There was in the in the exchange that you had recently in an interview that you just did, the one that I Referred to earlier, that I did feel was scolding you for living.
But there was one point that is actually a fair question, which is, like, what did that...
I mean, you defended yourself.
I think every man in that position would do the same, I hope.
And he knows, like, if I'm not waking up from a nightmare and he knows I'm having a bad dream, he'll, like, physically wake me up and he'll just be there for me and support me in a way.
I mean, I could talk about dogs for hours, but do you actually think, like, watching your life since you've gotten this dog, do you think your life has improved?
I'm not where I want to be or should be at my age.
I want to catch up to my peer group, maybe do some tutoring, and then go to college and get an education when this whole ordeal of I'm going on media and when I'm done promoting the book is over.
I felt Him saying, like, hey, whatever happens is going to happen, and I'm going to be with you through it all.
Because you're never alone because God's always with you.
I'm still working on growing my religion and having a better understanding of how God wants me to live my life and becoming a better, stronger Christian.
So I'm not calling for vindictiveness or anything like that.

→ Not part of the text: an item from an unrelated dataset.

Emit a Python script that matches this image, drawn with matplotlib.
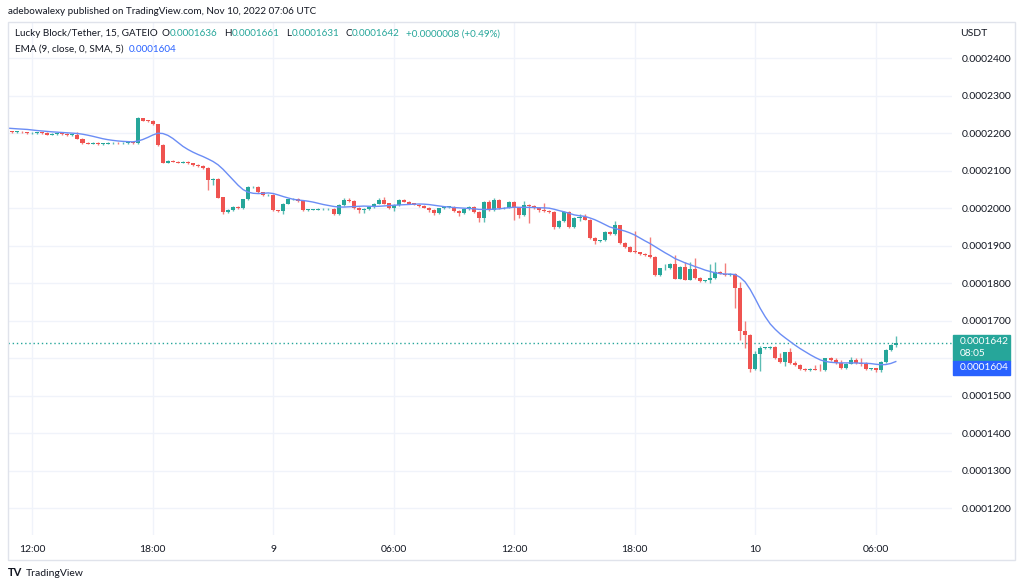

However, I do think it's worth knowing the people who supported you, who have supported you over the last three years, and the people who have attacked you.
Who would you say your biggest supporters have been and who have your biggest detractors been?
Those have been my biggest supporters and mostly a lot of people on the conservative side of things, the constitutionalists, people who believe in the rule of law.
My biggest critics have been really people who don't really Have like a sense of what's going on.
They'll be like reporters from left-leaning news companies.
And then what they write goes into other people's heads, which I would say most of America is independent, slightly left-leaning, slightly right-leaning.
You're the second person we just interviewed, Marjorie Taylor Greene, and they've been trying to kill her at her house, kill her by swatting her for years, and she did not sound confident that law enforcement was doing its best to protect her.
I see that a lot with a lot of politicians and public figures.
I think sometimes law enforcement may be scared, like, oh, if we protect them, we're going to get scrutinized, they're going to sue us, or they're going to pull our funding, or they're going to label us far right, and we're just going to have riots and protests in our area, and I don't think they want that.
But there were definitely people who wanted to wait until a verdict out of political pressure that they'll lose voters or constituents if they come out strong support of me.
I can definitely see in the future that more of this will play out, more of this will happen, especially if the politicians who are running this country are still in office and they continue to enable it and they continue to encourage violence, encourage rioting.
I could definitely see more riots and more violence in the future.
Do you find it weird that there's a group with a name and, you know, a presence on social media, Antifa, Antifa, however we're pronouncing it, and they're a militia, an organized group, far bigger than the Proud Boys or whatever kind of...
Fake threat.
They're telling us exists.
Those guys are all in jail.
But there's this group and, like, no one's done anything to find out who they are, where's the money coming from.
No one's been indicted.
They're just free to kind of hurt people and wreck our cities.
I do think that looking back when, you know, people's...
Brains clear.
Hopefully it won't be too late at that point.
What happened to you, your response to what happened to you, your trial, the aftermath, all of it will be seen as a really significant moment in American history and I just hope that you're able to live a life fully in this country despite what happened.